Vere died in 1766 leaving Glyn and Hallifax as partners; they traded satisfactorily until the financial panic of 1772 when the Bank had to stop payment for some weeks and narrowly avoided bankruptcy. One of those who provided temporary finance for the Bank was Sir John Salter, one-time Lord Mayor of London, but only on condition that his son-in-law, William Mills, could enter the partnership. When the Bank reopened it did so as Glyn, Hallifax and Mills.

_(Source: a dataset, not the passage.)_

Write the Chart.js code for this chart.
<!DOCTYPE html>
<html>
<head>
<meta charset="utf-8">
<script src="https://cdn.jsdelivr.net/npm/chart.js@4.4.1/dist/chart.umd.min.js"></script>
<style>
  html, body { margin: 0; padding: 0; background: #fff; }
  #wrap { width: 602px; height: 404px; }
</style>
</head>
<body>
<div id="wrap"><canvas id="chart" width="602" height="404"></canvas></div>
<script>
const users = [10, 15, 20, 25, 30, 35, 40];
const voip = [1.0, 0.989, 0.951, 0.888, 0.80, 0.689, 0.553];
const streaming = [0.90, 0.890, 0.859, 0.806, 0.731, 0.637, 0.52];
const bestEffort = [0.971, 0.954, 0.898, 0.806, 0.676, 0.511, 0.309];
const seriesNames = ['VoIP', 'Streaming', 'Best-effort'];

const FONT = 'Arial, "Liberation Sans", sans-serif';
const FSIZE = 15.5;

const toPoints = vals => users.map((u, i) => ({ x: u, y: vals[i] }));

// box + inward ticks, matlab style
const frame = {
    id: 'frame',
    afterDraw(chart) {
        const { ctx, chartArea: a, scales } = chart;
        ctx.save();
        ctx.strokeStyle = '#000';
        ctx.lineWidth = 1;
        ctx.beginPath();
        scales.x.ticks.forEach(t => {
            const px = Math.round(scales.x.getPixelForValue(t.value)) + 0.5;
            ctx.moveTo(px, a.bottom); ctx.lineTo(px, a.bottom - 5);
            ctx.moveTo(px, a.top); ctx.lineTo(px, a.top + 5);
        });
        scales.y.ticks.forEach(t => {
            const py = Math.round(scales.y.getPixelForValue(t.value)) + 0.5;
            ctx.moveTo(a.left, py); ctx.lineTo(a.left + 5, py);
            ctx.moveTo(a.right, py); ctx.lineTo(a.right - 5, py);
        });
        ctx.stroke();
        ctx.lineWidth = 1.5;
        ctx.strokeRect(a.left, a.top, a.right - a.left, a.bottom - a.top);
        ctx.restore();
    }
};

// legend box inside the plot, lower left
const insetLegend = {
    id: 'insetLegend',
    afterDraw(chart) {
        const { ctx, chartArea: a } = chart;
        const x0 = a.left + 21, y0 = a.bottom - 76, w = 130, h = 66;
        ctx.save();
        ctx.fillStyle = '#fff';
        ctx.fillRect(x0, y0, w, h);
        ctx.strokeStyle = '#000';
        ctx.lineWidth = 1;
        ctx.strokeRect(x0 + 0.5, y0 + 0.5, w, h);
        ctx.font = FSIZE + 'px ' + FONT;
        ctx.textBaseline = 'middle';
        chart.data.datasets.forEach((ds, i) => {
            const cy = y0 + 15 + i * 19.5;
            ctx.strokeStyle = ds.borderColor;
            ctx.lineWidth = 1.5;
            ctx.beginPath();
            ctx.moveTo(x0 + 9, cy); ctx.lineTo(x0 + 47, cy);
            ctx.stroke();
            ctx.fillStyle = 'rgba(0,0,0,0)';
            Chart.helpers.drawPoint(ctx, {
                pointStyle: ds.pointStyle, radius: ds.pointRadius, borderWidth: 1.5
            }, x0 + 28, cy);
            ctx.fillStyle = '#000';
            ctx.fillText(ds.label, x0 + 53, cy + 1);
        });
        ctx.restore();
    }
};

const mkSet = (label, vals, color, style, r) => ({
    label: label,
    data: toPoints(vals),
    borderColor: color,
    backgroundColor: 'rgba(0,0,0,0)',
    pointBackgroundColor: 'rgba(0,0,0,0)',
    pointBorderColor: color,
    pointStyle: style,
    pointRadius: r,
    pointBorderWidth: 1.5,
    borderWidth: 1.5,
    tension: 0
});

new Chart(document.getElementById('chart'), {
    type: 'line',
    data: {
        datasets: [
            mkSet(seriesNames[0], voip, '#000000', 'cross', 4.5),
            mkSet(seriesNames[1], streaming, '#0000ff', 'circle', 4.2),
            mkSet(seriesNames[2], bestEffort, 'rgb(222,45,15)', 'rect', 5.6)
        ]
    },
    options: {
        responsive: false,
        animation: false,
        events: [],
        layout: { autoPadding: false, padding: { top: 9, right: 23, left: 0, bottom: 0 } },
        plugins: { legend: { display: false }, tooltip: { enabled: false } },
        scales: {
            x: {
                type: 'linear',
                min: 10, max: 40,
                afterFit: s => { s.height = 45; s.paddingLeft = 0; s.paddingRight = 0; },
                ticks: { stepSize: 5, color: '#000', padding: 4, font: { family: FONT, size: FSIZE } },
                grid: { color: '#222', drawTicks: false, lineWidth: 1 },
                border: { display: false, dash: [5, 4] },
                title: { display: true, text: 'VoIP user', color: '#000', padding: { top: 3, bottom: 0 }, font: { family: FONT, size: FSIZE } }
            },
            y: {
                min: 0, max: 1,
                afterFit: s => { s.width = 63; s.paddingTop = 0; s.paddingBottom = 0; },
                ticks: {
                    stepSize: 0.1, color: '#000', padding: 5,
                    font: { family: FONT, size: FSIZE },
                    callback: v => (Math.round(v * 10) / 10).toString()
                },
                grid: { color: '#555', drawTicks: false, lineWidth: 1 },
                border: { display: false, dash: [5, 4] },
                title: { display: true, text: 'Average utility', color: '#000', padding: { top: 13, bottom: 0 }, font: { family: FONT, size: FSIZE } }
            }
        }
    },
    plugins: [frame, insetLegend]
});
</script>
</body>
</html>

It was still of modest size: the number of staff was no more than seven in 1790, but over the next 40 years it rose to 51. The last Hallifax family member in the Bank died in 1850 and the bank became Glyn, Mills & Co.

===Acquisition of Currie's===
Conscious of the need to enlarge its financial resources, in 1864 the bank acquired another London private bank, Currie's (see Raikes Currie), and the firm became known as Glyn, Mills, Currie & Co – a name that was maintained until 1923. The ownership of the bank was determined by family group and not individuals: the Glyn and Mills families were entitled to two-fifths each and the Currie family, one-fifth. Two years later, in 1866, a group of Scottish banks agreed to purchase half the capital of Glyn Mills in order to obtain a seat in the London Bankers' Clearing House, but the collapse of Overend Gurney prevented the implementation of the deal.

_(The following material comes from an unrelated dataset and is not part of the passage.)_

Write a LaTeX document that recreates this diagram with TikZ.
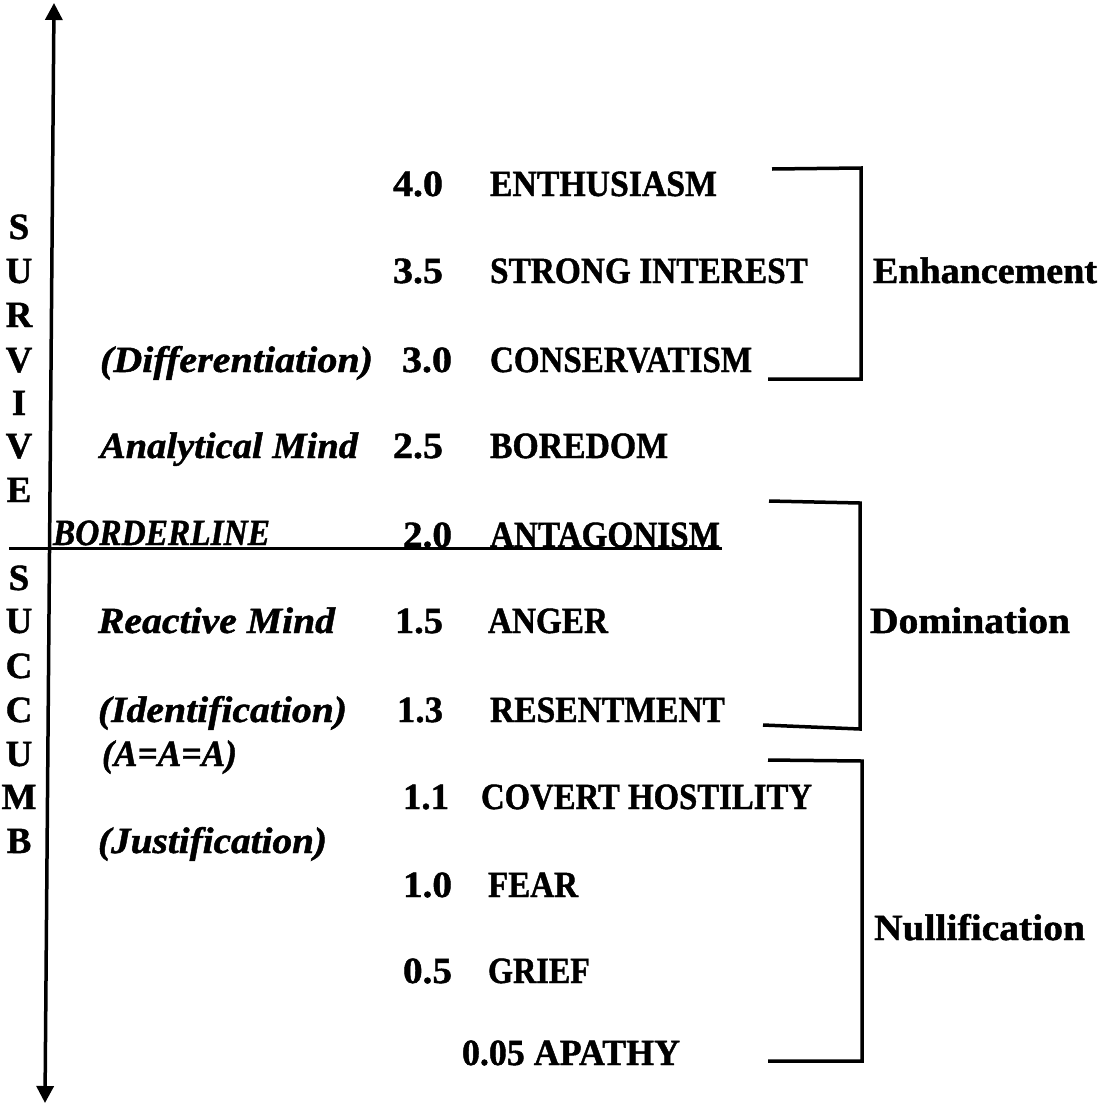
\documentclass[tikz,border=0pt]{standalone}
\usepackage{fontspec}
\setmainfont{Liberation Serif}[BoldFeatures={FakeBold=1.2},BoldItalicFeatures={FakeBold=1.2}]
\usetikzlibrary{arrows.meta}
\newcommand{\fw}[2]{\resizebox{#1pt}{\height}{#2}}
\begin{document}
\begin{tikzpicture}[x=1pt,y=-1pt,
  every node/.style={inner sep=0pt, outer sep=0pt, font=\fontsize{37}{44}\selectfont\bfseries},
  txt/.style={anchor=base west},
  ital/.style={anchor=base west, font=\fontsize{37}{44}\selectfont\bfseries\itshape},
  letter/.style={anchor=base},
  ln/.style={line width=3.5pt, line join=miter},
  axis/.style={line width=3.5pt, {Triangle[width=17pt,length=17pt]}-{Triangle[width=17pt,length=17pt]}}]
\useasboundingbox (0,0) rectangle (1115,1103);

% axis
\coordinate (atop) at (54,3);
\coordinate (abot) at (45,1103);
\draw[axis] (abot) -- (atop);

% divider / underline
\coordinate (dl) at (9,548.5);
\coordinate (dr) at (722,548.5);
\draw[line width=2.8pt] (dl) -- (dr);

% SURVIVE
\node[letter] (s1) at (19,239) {S};
\node[letter] (s2) at (19,283) {U};
\node[letter] (s3) at (19,327) {R};
\node[letter] (s4) at (19,372) {V};
\node[letter] (s5) at (19,415) {I};
\node[letter] (s6) at (19,458) {V};
\node[letter] (s7) at (19,502) {E};
% SUCCUMB
\node[letter] (c1) at (19,590) {S};
\node[letter] (c2) at (19,633) {U};
\node[letter] (c3) at (19,678) {C};
\node[letter] (c4) at (19,722) {C};
\node[letter] (c5) at (19,766) {U};
\node[letter] (c6) at (19,809) {M};
\node[letter] (c7) at (19,853) {B};

% left italic labels
\node[ital] (dif) at (100,372) {\fw{273}{(Differentiation)}};
\node[ital] (ana) at (100,458) {\fw{258}{Analytical Mind}};
\node[ital] (bor) at (53,545) {\fw{217}{BORDERLINE}};
\node[ital] (rea) at (98,633) {\fw{237}{Reactive Mind}};
\node[ital] (ide) at (98,722) {\fw{249}{(Identification)}};
\node[ital] (aaa) at (102,766) {\fw{135}{(A=A=A)}};
\node[ital] (jus) at (98,853) {\fw{229}{(Justification)}};

% numbers
\node[txt] (n40) at (393,196) {\fw{50}{4.0}};
\node[txt] (n35) at (393,283) {\fw{50}{3.5}};
\node[txt] (n30) at (402,372) {\fw{50}{3.0}};
\node[txt] (n25) at (393,458) {\fw{50}{2.5}};
\node[txt] (n20) at (403,547) {\fw{49}{2.0}};
\node[txt] (n15) at (395,633) {\fw{48}{1.5}};
\node[txt] (n13) at (397,722) {\fw{46}{1.3}};
\node[txt] (n11) at (403,809) {\fw{46}{1.1}};
\node[txt] (n10) at (403,897) {\fw{49}{1.0}};
\node[txt] (n05) at (403,983) {\fw{49}{0.5}};

% tones
\node[txt] (w40) at (490,196) {\fw{227}{ENTHUSIASM}};
\node[txt] (w35) at (490,283) {\fw{318}{STRONG INTEREST}};
\node[txt] (w30) at (490,372) {\fw{262}{CONSERVATISM}};
\node[txt] (w25) at (490,458) {\fw{178}{BOREDOM}};
\node[txt] (w20) at (490,547) {\fw{230}{ANTAGONISM}};
\node[txt] (w15) at (488,633) {\fw{120}{ANGER}};
\node[txt] (w13) at (490,722) {\fw{235}{RESENTMENT}};
\node[txt] (w11) at (481,809) {\fw{331}{COVERT HOSTILITY}};
\node[txt] (w10) at (488,897) {\fw{90}{FEAR}};
\node[txt] (w05) at (488,983) {\fw{102}{GRIEF}};
\node[txt] (w005) at (462,1065) {\fw{218}{0.05 APATHY}};

% group labels
\node[txt] (enh) at (873,283) {\fw{224}{Enhancement}};
\node[txt] (dom) at (870,633) {\fw{200}{Domination}};
\node[txt] (nul) at (874,940) {\fw{211}{Nullification}};

% brackets
\coordinate (e1) at (772,169);
\coordinate (e2) at (861,168);
\coordinate (e3) at (861,379);
\coordinate (e4) at (768,379);
\draw[ln] (e1) -- (e2) -- (e3) -- (e4);

\coordinate (d1) at (769,501);
\coordinate (d2) at (860,503);
\coordinate (d3) at (860,729);
\coordinate (d4) at (763,725);
\draw[ln] (d1) -- (d2) -- (d3) -- (d4);

\coordinate (u1) at (768,760);
\coordinate (u2) at (862,761);
\coordinate (u3) at (862,1061);
\coordinate (u4) at (768,1061);
\draw[ln] (u1) -- (u2) -- (u3) -- (u4);
\end{tikzpicture}
\end{document}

In 1885, Glyn, Mills took the unprecedented step for a private bank of producing half-yearly balance sheets. It showed that the bank's was larger than popularly realised, "only rivalled by two or three of the largest joint-stock banks". The bank's size and prestige was demonstrated by the collapse of Barings Bank in 1890. Betrand Currie led the investigation into Barings' affairs at the instigation of the Bank of England and was the largest contributor outside the Bank of England to the rescue fund, undertaking to contribute £500,000 provided that Rothschilds did the same.

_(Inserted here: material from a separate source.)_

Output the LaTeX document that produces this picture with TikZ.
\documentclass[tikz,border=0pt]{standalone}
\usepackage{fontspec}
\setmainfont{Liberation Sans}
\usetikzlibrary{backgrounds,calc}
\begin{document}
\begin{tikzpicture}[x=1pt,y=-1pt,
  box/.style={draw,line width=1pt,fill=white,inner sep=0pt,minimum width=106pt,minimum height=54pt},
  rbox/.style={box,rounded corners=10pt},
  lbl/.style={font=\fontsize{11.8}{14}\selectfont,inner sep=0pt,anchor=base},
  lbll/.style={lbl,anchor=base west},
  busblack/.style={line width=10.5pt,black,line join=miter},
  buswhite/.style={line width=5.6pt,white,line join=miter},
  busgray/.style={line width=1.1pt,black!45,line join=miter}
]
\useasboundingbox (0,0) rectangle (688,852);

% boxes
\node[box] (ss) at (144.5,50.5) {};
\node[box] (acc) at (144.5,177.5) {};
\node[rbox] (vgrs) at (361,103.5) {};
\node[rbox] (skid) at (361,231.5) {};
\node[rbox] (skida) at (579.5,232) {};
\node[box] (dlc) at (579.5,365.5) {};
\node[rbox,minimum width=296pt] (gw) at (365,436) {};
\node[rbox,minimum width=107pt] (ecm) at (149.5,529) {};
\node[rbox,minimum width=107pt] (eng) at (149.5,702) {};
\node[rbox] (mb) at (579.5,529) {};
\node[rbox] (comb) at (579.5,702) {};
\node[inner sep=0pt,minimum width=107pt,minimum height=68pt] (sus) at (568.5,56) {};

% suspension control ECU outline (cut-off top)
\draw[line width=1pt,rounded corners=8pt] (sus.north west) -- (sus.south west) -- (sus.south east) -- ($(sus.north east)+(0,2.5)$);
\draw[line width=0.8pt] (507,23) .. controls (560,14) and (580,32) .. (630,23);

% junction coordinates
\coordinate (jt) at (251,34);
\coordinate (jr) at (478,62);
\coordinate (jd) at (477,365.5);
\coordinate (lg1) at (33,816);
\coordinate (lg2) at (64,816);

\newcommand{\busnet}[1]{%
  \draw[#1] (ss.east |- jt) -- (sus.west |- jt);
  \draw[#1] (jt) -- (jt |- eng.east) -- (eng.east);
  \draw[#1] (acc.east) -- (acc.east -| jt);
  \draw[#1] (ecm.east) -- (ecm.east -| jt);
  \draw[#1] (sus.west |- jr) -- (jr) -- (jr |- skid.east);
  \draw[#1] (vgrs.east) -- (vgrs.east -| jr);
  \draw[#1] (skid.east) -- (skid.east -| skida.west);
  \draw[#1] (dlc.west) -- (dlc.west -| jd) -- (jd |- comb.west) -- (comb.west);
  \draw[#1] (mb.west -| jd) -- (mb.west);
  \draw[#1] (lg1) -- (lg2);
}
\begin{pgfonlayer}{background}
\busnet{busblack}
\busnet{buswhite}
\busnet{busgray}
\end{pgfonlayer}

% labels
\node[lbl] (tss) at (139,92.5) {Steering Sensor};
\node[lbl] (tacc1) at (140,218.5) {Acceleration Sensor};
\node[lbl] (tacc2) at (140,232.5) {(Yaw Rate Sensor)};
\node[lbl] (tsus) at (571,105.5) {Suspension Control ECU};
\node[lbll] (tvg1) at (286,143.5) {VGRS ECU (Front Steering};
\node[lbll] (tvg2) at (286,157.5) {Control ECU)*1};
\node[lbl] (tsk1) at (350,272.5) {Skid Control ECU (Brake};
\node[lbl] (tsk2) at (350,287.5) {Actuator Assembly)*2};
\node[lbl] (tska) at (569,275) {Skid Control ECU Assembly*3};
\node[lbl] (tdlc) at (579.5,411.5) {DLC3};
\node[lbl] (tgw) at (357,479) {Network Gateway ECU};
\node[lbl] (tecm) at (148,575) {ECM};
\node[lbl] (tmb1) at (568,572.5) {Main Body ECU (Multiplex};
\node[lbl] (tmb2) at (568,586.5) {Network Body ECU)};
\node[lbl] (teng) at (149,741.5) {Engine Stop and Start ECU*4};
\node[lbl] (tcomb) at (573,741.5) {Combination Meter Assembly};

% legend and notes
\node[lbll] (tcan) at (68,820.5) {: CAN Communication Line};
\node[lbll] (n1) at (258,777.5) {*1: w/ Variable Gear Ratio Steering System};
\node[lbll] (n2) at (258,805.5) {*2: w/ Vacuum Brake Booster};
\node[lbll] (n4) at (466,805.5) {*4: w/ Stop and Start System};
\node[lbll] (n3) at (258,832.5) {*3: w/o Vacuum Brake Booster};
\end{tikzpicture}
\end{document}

===Acquisition of Holt's and Child's===
Faced with the growing power of the “big five” banks after the First World War Glyn Mills made its own acquisitions – Holt & Co. in 1923 (briefly becoming Glyn, Mills Currie Holt & Co) and Child & Co. in 1924 when the name reverted to Glyn Mills & Co. Holt's were army agents in Whitehall which in turn supported a private banking business. It was founded in 1809 by William Kirkland who opened an office in St James's. Regiments were gradually added to Holt's portfolio and the Navy agency of Woodhead and Co. was absorbed in 1915.

Child's history predated that of the Bank of England and for over 100 years it had been owned by the Earl of Jersey. Following the death of Lord Jersey, the executors were told that the Bank of England would not permit a sale to one of the Big Five. Glyn's, the largest private bank and the sole survivor of the private banks in the Clearing House, seemed the most desirable association.

===Purchased by Royal Bank of Scotland===
In 1932, the original buildings were replaced by a new building, designed by Sir Herbert Baker. The approach of the Second World War threatened the viability of the private bank with the prospect of casualties and death duties straining capital resources. In 1939 the partners agreed to the bank's sale to the Royal Bank of Scotland. Glyn Mills continued to trade separately, even to the point of acquiring the banking businesses of the British Overseas Bank and Anglo-International Bank in 1944, and of A Ruffer & Sons in 1946. However, in 1969 the Royal Bank of Scotland was restructured and the holding company's subsidiaries in England and Wales (Glyn, Mills & Co., Williams Deacon's Bank, and the English and Welsh branches of The National Bank) were merged to form Williams & Glyn's Bank.